HOWELL'S ICELAND (1890 - 1901)
by Frank Ponzi
Many Victorians made pilgrimages to the "land of the sagas" during the 19th century. One of them was Frederick W. W. Howell, a young, adventuresome British schoolmaster who would be the first to climb Iceland's highest elevation of Hvannadalshnúkur in 1891 and in 1899, the first to lead a walking-party across the glacier of Langjökull. As a guide to Victorian travellers he was to die in a drowning accident in 1901 leaving behind a legacy of glass-plate photographs. Besides portraying the land, its inhabitants and the sagasteads, these images also depicted the beginnings of change taking place to a long traditional way-of-life now virtually extinct. Using Howell's scattered photographs and a variety of visual and textual material, the author, art historian Frank Ponzi, evokes here Howell's brief life and an important decade of Icelandic history.

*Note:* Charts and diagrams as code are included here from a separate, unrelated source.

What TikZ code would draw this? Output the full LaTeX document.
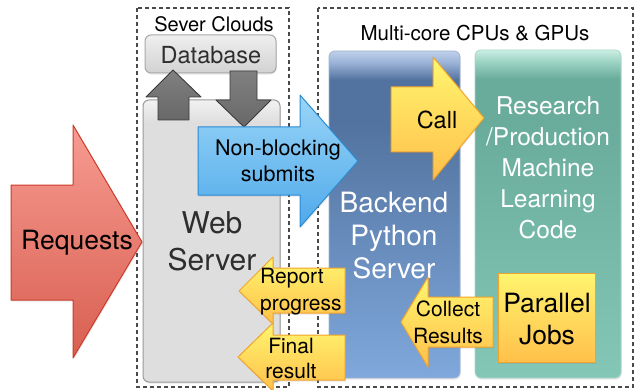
\documentclass[tikz,border=0pt]{standalone}
\usepackage{fontspec}
\setmainfont{TeX Gyre Heros}
\usetikzlibrary{shadows}
\newcommand\fsz[2]{\fontsize{#1}{#2}\selectfont}
\definecolor{dashcol}{HTML}{4A4A4A}
\definecolor{dbtop}{HTML}{EFEFEF}
\definecolor{dbbot}{HTML}{D2D2D2}
\definecolor{dbborder}{HTML}{A8A8A8}
\definecolor{wstop}{HTML}{F2F2F2}
\definecolor{wsbot}{HTML}{DEDEDE}
\definecolor{wsborder}{HTML}{9A9A9A}
\definecolor{graytop}{HTML}{808080}
\definecolor{graybot}{HTML}{686868}
\definecolor{grayborder}{HTML}{3A3A3A}
\definecolor{redtop}{HTML}{F79B92}
\definecolor{redbot}{HTML}{D85F50}
\definecolor{redborder}{HTML}{CC3A2A}
\definecolor{bluetop}{HTML}{9AD5F8}
\definecolor{bluebot}{HTML}{4FA9EA}
\definecolor{blueborder}{HTML}{2A8BD5}
\definecolor{yeltop}{HTML}{FFF56F}
\definecolor{yelbot}{HTML}{FFC04A}
\definecolor{yelborder}{HTML}{F0A42C}
\definecolor{txtgray}{HTML}{2E2E2E}
\definecolor{beTop}{HTML}{BFD0EA}
\definecolor{beMid}{HTML}{9DB4D9}
\definecolor{beDark}{HTML}{52739F}
\definecolor{beBot}{HTML}{80A8DC}
\definecolor{beBorder}{HTML}{9FB4D3}
\definecolor{grTop}{HTML}{CBEEE3}
\definecolor{grMid}{HTML}{9ED4C5}
\definecolor{grDark}{HTML}{69AC9B}
\definecolor{grBot}{HTML}{84C7B6}
\definecolor{grBorder}{HTML}{A8D8C8}
\pgfdeclareverticalshading{backendshade}{100bp}{color(0bp)=(beBot); color(25bp)=(beBot); color(64bp)=(beDark); color(70.6bp)=(beDark); color(73.3bp)=(beMid); color(75bp)=(beTop); color(100bp)=(beTop)}
\pgfdeclareverticalshading{greenshade}{100bp}{color(0bp)=(grBot); color(25bp)=(grBot); color(64bp)=(grDark); color(70.6bp)=(grDark); color(73.3bp)=(grMid); color(75bp)=(grTop); color(100bp)=(grTop)}
\pgfdeclareverticalshading{webshade}{100bp}{color(0bp)=(wsbot); color(25bp)=(wsbot); color(71bp)=(wsbot); color(75bp)=(wstop); color(100bp)=(wstop)}
\begin{document}
\begin{tikzpicture}[x=1pt,y=-1pt,
  dashbox/.style={draw=dashcol, line width=1.2pt, dash pattern=on 4pt off 3pt},
  grayarrow/.style={draw=grayborder, line width=0.9pt, top color=graytop, bottom color=graybot, line join=round},
  yelarrow/.style={draw=yelborder, line width=1pt, top color=yeltop, bottom color=yelbot, line join=round},
  lbl/.style={inner sep=0pt, align=center, text=black},
  shad/.style={drop shadow={opacity=0.18, shadow xshift=0.8pt, shadow yshift=-1.6pt}}
]
\useasboundingbox (0,0) rectangle (636,390);
% dashed containers
\draw[dashbox] (137,8) rectangle (289,387);
\draw[dashbox] (318,8) rectangle (633,387);
\node[lbl, font=\fsz{20}{24}] (sever) at (214,24) {Sever Clouds};
\node[lbl, font=\fsz{20.5}{24}] (multi) at (475,33) {Multi-core CPUs \& GPUs};
% database and web server
\draw[draw=dbborder, line width=1pt, top color=dbtop, bottom color=dbbot, rounded corners=6pt, shad] (145,35) rectangle (276,73);
\node[lbl, text=txtgray, font=\fsz{23.5}{28}] (db) at (211,55) {Database};
\draw[draw=wsborder, line width=1pt, shading=webshade, rounded corners=6pt, shad] (143,100) rectangle (280,382);
\node[lbl, text=txtgray, font=\fsz{30}{37}] (web) at (212,241) {Web\\Server};
% gray arrows
\draw[grayarrow] (158,120) -- (158,97) -- (146,97) -- (173,70) -- (201,97) -- (189,97) -- (189,120) -- cycle;
\draw[grayarrow] (230,71) -- (257,71) -- (257,100) -- (271,100) -- (244,127) -- (216,100) -- (230,100) -- cycle;
% backend and ML boxes
\draw[draw=beBorder, line width=0.8pt, shading=backendshade, rounded corners=6pt, shad] (329,51) rectangle (460,378);
\draw[draw=grBorder, line width=0.8pt, shading=greenshade, rounded corners=6pt, shad] (475,50) rectangle (621,378);
\node[lbl, text=white, font=\fsz{28}{33}] (backend) at (394,236) {Backend\\Python\\Server};
\node[lbl, text=white, font=\fsz{24.5}{31}] (ml) at (548,168) {Research\\/Production\\Machine\\Learning\\Code};
% requests
\draw[draw=redborder, line width=1pt, top color=redtop, bottom color=redbot, line join=round, shad] (11,185) -- (73,185) -- (73,125) -- (142,242) -- (73,358) -- (73,300) -- (11,300) -- cycle;
\node[lbl, font=\fsz{26.5}{30}] (req) at (77,243) {Requests};
% non-blocking submits
\draw[draw=blueborder, line width=1pt, top color=bluetop, bottom color=bluebot, line join=round, shad] (198,127) -- (300,127) -- (300,95) -- (358,161) -- (300,227) -- (300,195) -- (198,195) -- cycle;
\node[lbl, font=\fsz{21.5}{26}] (nb) at (278,161) {Non-blocking\\submits};
% call
\draw[yelarrow, shad] (391,87) -- (433,87) -- (433,57) -- (484,118) -- (433,180) -- (433,152) -- (391,152) -- cycle;
\node[lbl, font=\fsz{23.5}{28}] (call) at (437,120) {Call};
% parallel jobs
\draw[draw=yelborder, line width=1pt, top color=yeltop, bottom color=yelbot, shad] (498,273) rectangle (595,362);
\node[lbl, font=\fsz{26.5}{32}] (pj) at (547,319) {Parallel\\Jobs};
% collect results
\draw[yelarrow, shad] (493,297) -- (428,297) -- (428,277) -- (401,322) -- (428,367) -- (428,347) -- (493,347) -- cycle;
\node[lbl, font=\fsz{21}{27}] (collect) at (448,322) {Collect\\Results};
% report progress
\draw[yelarrow, shad] (345,268) -- (273,268) -- (273,257) -- (239,291) -- (273,324) -- (273,313) -- (345,313) -- cycle;
\node[lbl, align=left, anchor=west, font=\fsz{21}{27}] (report) at (260,292) {Report\\progress};
% final result
\draw[yelarrow, shad] (345,335) -- (273,335) -- (273,323) -- (238,357) -- (273,391) -- (273,380) -- (345,380) -- cycle;
\node[lbl, font=\fsz{21}{25}] (final) at (291,358) {Final\\result};
\end{tikzpicture}
\end{document}
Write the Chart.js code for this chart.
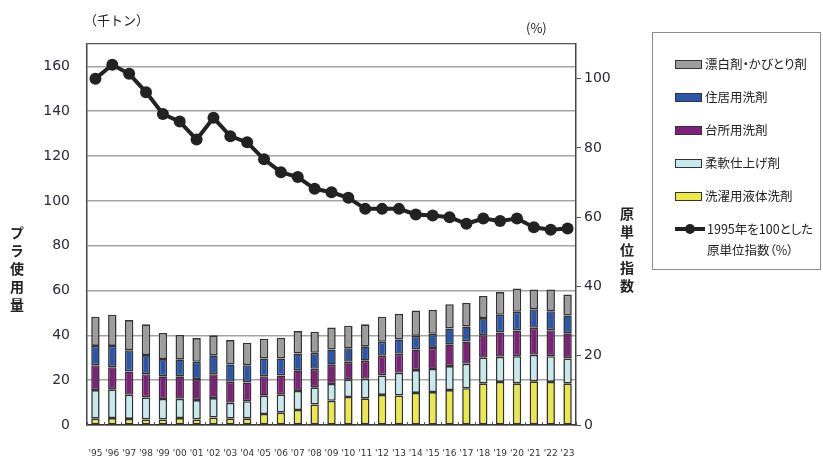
<!DOCTYPE html>
<html>
<head>
<meta charset="utf-8">
<script src="https://cdn.jsdelivr.net/npm/chart.js@4/dist/chart.umd.min.js"></script>
<style>
  html, body { margin: 0; padding: 0; background: #fff; }
  #wrap { position: relative; width: 823px; height: 456px; overflow: hidden;
          font-family: "Noto Sans CJK JP", "Noto Sans", sans-serif; color: #222; }
  #chart { position: absolute; left: 0; top: 0; }
  .unit { position: absolute; font-size: 13px; white-space: nowrap; line-height: 1; }
  .vtitle { position: absolute; writing-mode: vertical-rl; font-weight: bold;
            font-size: 14px; letter-spacing: 4px; line-height: 1; }
  #legend { position: absolute; left: 652px; top: 32px; width: 169px; height: 238px;
            border: 1px solid #8c8c8c; box-sizing: border-box; }
  .item { position: absolute; left: 22px; font-size: 12.5px; line-height: 1;
          white-space: nowrap; display: flex; align-items: center;
          font-feature-settings: "palt"; }
  .sw { width: 25px; height: 7px; border: 1.5px solid #333; margin-right: 3px; box-sizing: content-box; }
  .lsw { position: relative; width: 30px; height: 10px; margin-right: 2px; }
  .lsw::before { content: ""; position: absolute; left: 0; right: 0; top: 3px; height: 4px; background: #222; }
  .lsw::after { content: ""; position: absolute; left: 10px; top: 0; width: 10px; height: 10px; border-radius: 50%; background: #222; }
</style>
</head>
<body>
<div id="wrap">
  <canvas id="chart" width="823" height="456"></canvas>
  <div class="unit" style="left:84px;top:13px;">（千トン）</div>
  <div class="unit" style="left:526px;top:21px;">(%)</div>
  <div class="vtitle" style="left:10px;top:226px;">プラ使用量</div>
  <div class="vtitle" style="left:620px;top:207px;">原単位指数</div>
  <div id="legend"></div>
</div>
<script>
// Fiscal years (category labels)
const years = ["'95","'96","'97","'98","'99","'00","'01","'02","'03","'04","'05","'06","'07","'08","'09",
               "'10","'11","'12","'13","'14","'15","'16","'17","'18","'19","'20","'21","'22","'23"];

// Plastic use by product type (thousand tonnes)
const liquidLaundry = [2.8,3.1,2.7,2.5,2.5,3.1,2.5,3.3,2.8,3.0,4.9,5.5,6.7,9.2,10.8,
                       12.5,11.9,13.4,13.2,14.3,14.7,15.6,16.4,18.6,19.2,18.6,19.5,19.2,18.6];
const softener      = [12.8,12.8,10.8,9.8,9.1,8.6,8.6,8.7,7.1,7.6,8.2,8.2,8.5,7.6,7.5,
                       7.9,8.7,8.7,10.1,10.2,10.3,10.7,10.9,11.4,11.2,12.1,11.8,11.5,11.1];
const kitchen       = [11.1,9.9,10.4,10.4,10.1,10.0,9.4,10.7,9.4,8.4,8.7,8.4,9.2,8.3,8.6,
                       7.8,8.1,8.8,8.5,9.2,9.4,9.7,10.0,10.1,10.9,11.5,12.1,11.6,11.2];
const household     = [8.6,9.5,9.5,8.5,7.7,7.6,7.7,8.4,7.7,7.7,7.9,7.6,7.5,7.1,6.8,
                       6.1,6.4,6.2,6.4,6.1,6.3,7.1,6.7,7.6,7.9,8.3,8.3,8.5,8.0];
const bleach        = [13.0,13.9,13.4,13.7,11.7,10.9,10.6,8.9,10.9,10.0,8.8,9.2,10.0,9.4,9.8,
                       10.0,9.8,11.2,11.4,11.3,10.7,10.8,10.5,9.9,10.1,10.4,8.8,9.7,9.3];

// Unit-consumption index, 1995 = 100 (%)
const unitIndex     = [100,104.0,101.4,96.1,89.8,87.6,82.4,88.7,83.4,81.6,76.7,73.0,71.6,68.2,67.2,
                       65.6,62.4,62.4,62.4,60.8,60.5,60.0,58.1,59.6,58.9,59.6,57.1,56.4,56.7];

// Axis ticks
const leftTicks  = [0,20,40,60,80,100,120,140,160];
const rightTicks = [0,20,40,60,80,100];
const leftMax = 170, rightMax = 110;

const tickFont = { family: "'DejaVu Sans', Verdana, sans-serif", size: 14 };

// Small inward tick marks between categories on the bottom axis
const catTicks = {
  id: 'catTicks',
  afterDatasetsDraw(chart) {
    const x = chart.scales.x, y = chart.scales.y;
    const ctx = chart.ctx;
    ctx.save();
    ctx.strokeStyle = '#555';
    ctx.lineWidth = 1;
    for (let i = 0; i <= years.length; i++) {
      const px = Math.round(x.getPixelForValue(i - 0.5)) + 0.5;
      ctx.beginPath();
      ctx.moveTo(px, y.bottom);
      ctx.lineTo(px, y.bottom - 3);
      ctx.stroke();
    }
    ctx.restore();
  }
};

const barBase = { type: 'bar', borderColor: '#333', borderWidth: 1.6, borderSkipped: false,
                  barPercentage: 0.5, categoryPercentage: 1, yAxisID: 'y', order: 1 };

const datasets = [
  { ...barBase, label: '洗濯用液体洗剤', data: liquidLaundry, backgroundColor: '#ece845' },
  { ...barBase, label: '柔軟仕上げ剤', data: softener, backgroundColor: '#c6e9ee' },
  { ...barBase, label: '台所用洗剤', data: kitchen, backgroundColor: '#80207c' },
  { ...barBase, label: '住居用洗剤', data: household, backgroundColor: '#2a56ad' },
  { ...barBase, label: '漂白剤・かびとり剤', data: bleach, backgroundColor: '#9d9d9d' },
  { type: 'line', label: '1995年を100とした\n原単位指数（%）', data: unitIndex, yAxisID: 'y2', order: 0,
    borderColor: '#222', backgroundColor: '#222', borderWidth: 4, pointRadius: 6,
    pointBorderWidth: 0, pointBackgroundColor: '#222', tension: 0, stack: 'idx' }
];

const chart = new Chart(document.getElementById('chart'), {
  data: { labels: years, datasets },
  options: {
    responsive: false,
    animation: false,
    layout: { padding: { left: 0, right: 187, top: 44, bottom: 0 } },
    plugins: { legend: { display: false }, tooltip: { enabled: false } },
    scales: {
      x: {
        stacked: true,
        offset: true,
        grid: { display: false },
        border: { display: true, color: '#333', width: 1.5 },
        ticks: { color: '#333', font: { family: "'DejaVu Sans', Verdana, sans-serif", size: 9 },
                 padding: 15, maxRotation: 0, autoSkip: false },
        afterFit(s) { s.height = 31; }
      },
      y: {
        stacked: true,
        position: 'left',
        min: 0, max: leftMax,
        afterBuildTicks(s) { s.ticks = leftTicks.concat([leftMax]).map(v => ({ value: v })); },
        grid: { drawTicks: false,
                color: c => (c.tick && c.tick.value === leftMax) ? '#555' : '#a3a3a3',
                lineWidth: c => (c.tick && c.tick.value === leftMax) ? 1.2 : 1.5 },
        border: { display: true, color: '#444', width: 1.5 },
        ticks: { color: '#2a2a3a', font: tickFont, padding: 17,
                 callback: v => (v === leftMax ? '' : v) },
        afterFit(s) { s.width = 87; }
      },
      y2: {
        stacked: false,
        position: 'right',
        min: 0, max: rightMax,
        afterBuildTicks(s) { s.ticks = rightTicks.map(v => ({ value: v })); },
        grid: { drawOnChartArea: false, drawTicks: true, tickLength: 5, color: '#555', lineWidth: 1 },
        border: { display: true, color: '#444', width: 1.5 },
        ticks: { color: '#2a2a3a', font: tickFont, padding: 3 },
        afterFit(s) { s.width = 60; }
      }
    }
  },
  plugins: [catTicks]
});

// Legend: bar series top-down as stacked, then the index line
const legend = document.getElementById('legend');
const order = [4, 3, 2, 1, 0, 5];
const rowTops = [25, 58, 91, 124, 157, 190];
order.forEach((di, k) => {
  const ds = chart.data.datasets[di];
  const row = document.createElement('div');
  row.className = 'item';
  row.style.top = rowTops[k] + 'px';
  if (ds.type === 'bar') {
    const sw = document.createElement('span');
    sw.className = 'sw';
    sw.style.background = ds.backgroundColor;
    row.appendChild(sw);
    const t = document.createElement('span');
    t.textContent = ds.label;
    row.appendChild(t);
  } else {
    row.style.alignItems = 'flex-start';
    const sw = document.createElement('span');
    sw.className = 'lsw';
    sw.style.marginTop = '1px';
    row.appendChild(sw);
    const t = document.createElement('span');
    t.style.lineHeight = '21px';
    t.style.marginTop = '-5px';
    t.innerHTML = ds.label.split('\n').map(s => s.replace(/&/g, '&amp;').replace(/</g, '&lt;')).join('<br>');
    row.appendChild(t);
  }
  legend.appendChild(row);
});
</script>
</body>
</html>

Having both English and Icelandic texts, this large format edition (11½ x 12½ in.) contains 214 pages of 376 photographs with additional illustrations and maps.
COVER IMAGE:
Published by Brennholt, 2004.The family at Brattholt was photographed by Howell in 1898. At this time Brattholt was the home of today´s legendary Sigríður Tómasdóttir, who, unbeknownst to him, would later save the nation's natural treasure of Gullfoss (Golden Falls) from falling into commercial hands wanting to exploit its water-power potential. The prescient "ecological" heroine is seen framed in the Brattholt doorway seated at right with her mother and sisters. She holds a bouquet of wild native flowers.